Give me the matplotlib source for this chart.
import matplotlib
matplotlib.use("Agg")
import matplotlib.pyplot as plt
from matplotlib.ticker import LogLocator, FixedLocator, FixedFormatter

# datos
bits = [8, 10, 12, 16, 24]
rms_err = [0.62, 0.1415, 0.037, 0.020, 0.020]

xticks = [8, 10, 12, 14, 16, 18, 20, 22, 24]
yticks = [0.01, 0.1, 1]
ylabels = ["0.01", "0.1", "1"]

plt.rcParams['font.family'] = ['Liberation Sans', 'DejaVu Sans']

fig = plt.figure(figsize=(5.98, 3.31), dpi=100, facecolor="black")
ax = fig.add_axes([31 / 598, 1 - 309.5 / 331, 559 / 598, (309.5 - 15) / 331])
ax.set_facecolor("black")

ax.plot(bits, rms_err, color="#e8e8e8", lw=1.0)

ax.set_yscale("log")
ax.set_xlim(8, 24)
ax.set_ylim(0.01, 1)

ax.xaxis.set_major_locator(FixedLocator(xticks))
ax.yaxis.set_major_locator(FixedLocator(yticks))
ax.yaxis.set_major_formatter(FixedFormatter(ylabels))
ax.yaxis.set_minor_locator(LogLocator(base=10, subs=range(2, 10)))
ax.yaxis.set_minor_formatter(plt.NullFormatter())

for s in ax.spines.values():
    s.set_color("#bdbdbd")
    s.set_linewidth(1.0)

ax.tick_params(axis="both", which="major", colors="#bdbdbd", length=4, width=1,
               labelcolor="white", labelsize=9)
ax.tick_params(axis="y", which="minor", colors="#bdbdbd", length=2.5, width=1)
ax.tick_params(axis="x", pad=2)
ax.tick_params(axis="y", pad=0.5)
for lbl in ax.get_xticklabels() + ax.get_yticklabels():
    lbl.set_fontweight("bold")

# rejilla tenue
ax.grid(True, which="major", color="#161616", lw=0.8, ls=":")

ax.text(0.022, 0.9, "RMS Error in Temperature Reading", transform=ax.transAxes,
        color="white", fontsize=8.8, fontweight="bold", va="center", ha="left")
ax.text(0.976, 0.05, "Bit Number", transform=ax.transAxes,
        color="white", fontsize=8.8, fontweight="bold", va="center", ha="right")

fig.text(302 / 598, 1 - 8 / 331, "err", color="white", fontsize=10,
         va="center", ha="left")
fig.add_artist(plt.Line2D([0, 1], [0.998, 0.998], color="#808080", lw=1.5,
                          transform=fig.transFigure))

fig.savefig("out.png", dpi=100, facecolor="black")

===============

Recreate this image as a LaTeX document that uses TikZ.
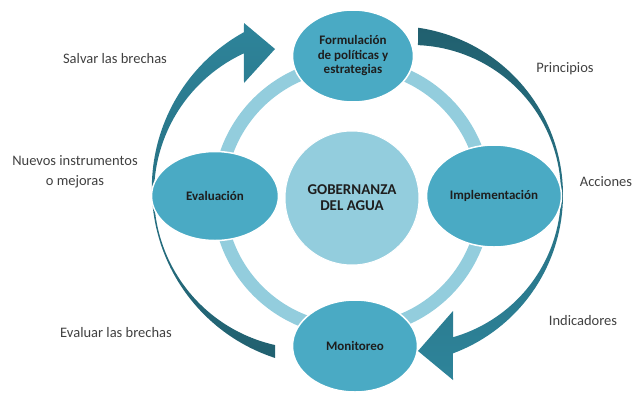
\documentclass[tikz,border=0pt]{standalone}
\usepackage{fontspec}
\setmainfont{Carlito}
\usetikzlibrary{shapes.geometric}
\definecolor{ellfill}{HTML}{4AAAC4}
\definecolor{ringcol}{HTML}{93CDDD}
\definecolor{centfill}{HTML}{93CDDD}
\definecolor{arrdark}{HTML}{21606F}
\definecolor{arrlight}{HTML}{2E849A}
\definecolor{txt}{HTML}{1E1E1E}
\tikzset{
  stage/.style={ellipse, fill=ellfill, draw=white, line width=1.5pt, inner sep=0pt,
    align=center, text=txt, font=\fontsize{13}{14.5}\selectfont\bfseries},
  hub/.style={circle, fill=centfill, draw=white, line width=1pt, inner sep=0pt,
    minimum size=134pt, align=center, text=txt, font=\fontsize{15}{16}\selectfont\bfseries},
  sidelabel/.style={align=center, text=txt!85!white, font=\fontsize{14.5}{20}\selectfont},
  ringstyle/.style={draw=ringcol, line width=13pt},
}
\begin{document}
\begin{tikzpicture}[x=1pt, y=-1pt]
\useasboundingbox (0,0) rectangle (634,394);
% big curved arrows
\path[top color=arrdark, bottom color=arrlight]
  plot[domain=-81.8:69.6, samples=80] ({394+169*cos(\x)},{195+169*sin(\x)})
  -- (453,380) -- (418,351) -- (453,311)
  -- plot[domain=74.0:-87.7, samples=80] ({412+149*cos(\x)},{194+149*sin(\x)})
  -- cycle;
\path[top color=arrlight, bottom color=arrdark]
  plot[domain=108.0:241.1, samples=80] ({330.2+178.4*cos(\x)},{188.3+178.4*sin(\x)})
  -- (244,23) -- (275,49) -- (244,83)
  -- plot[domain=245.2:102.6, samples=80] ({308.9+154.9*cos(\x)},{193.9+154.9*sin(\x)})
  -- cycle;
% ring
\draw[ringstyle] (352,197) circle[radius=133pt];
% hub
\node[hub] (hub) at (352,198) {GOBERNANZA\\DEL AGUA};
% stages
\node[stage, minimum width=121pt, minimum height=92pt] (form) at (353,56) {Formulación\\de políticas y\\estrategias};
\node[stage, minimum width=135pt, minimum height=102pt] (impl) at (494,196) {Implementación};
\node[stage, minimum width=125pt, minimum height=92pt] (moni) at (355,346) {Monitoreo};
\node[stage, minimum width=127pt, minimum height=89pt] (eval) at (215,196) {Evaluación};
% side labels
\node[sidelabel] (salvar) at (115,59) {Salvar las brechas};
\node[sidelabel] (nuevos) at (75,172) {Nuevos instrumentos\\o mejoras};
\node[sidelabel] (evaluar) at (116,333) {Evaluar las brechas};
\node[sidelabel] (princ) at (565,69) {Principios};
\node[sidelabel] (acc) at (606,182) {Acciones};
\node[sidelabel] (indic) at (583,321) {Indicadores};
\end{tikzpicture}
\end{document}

===============

• DO THIS: From the records above, transcribe without alteration every line from the one with "Give me the matplotlib source for this chart." to the one with "s.set_linewidth(1.0)", inclusive.

• SOLUTION:
Give me the matplotlib source for this chart.
import matplotlib
matplotlib.use("Agg")
import matplotlib.pyplot as plt
from matplotlib.ticker import LogLocator, FixedLocator, FixedFormatter

# datos
bits = [8, 10, 12, 16, 24]
rms_err = [0.62, 0.1415, 0.037, 0.020, 0.020]

xticks = [8, 10, 12, 14, 16, 18, 20, 22, 24]
yticks = [0.01, 0.1, 1]
ylabels = ["0.01", "0.1", "1"]

plt.rcParams['font.family'] = ['Liberation Sans', 'DejaVu Sans']

fig = plt.figure(figsize=(5.98, 3.31), dpi=100, facecolor="black")
ax = fig.add_axes([31 / 598, 1 - 309.5 / 331, 559 / 598, (309.5 - 15) / 331])
ax.set_facecolor("black")

ax.plot(bits, rms_err, color="#e8e8e8", lw=1.0)

ax.set_yscale("log")
ax.set_xlim(8, 24)
ax.set_ylim(0.01, 1)

ax.xaxis.set_major_locator(FixedLocator(xticks))
ax.yaxis.set_major_locator(FixedLocator(yticks))
ax.yaxis.set_major_formatter(FixedFormatter(ylabels))
ax.yaxis.set_minor_locator(LogLocator(base=10, subs=range(2, 10)))
ax.yaxis.set_minor_formatter(plt.NullFormatter())

for s in ax.spines.values():
    s.set_color("#bdbdbd")
    s.set_linewidth(1.0)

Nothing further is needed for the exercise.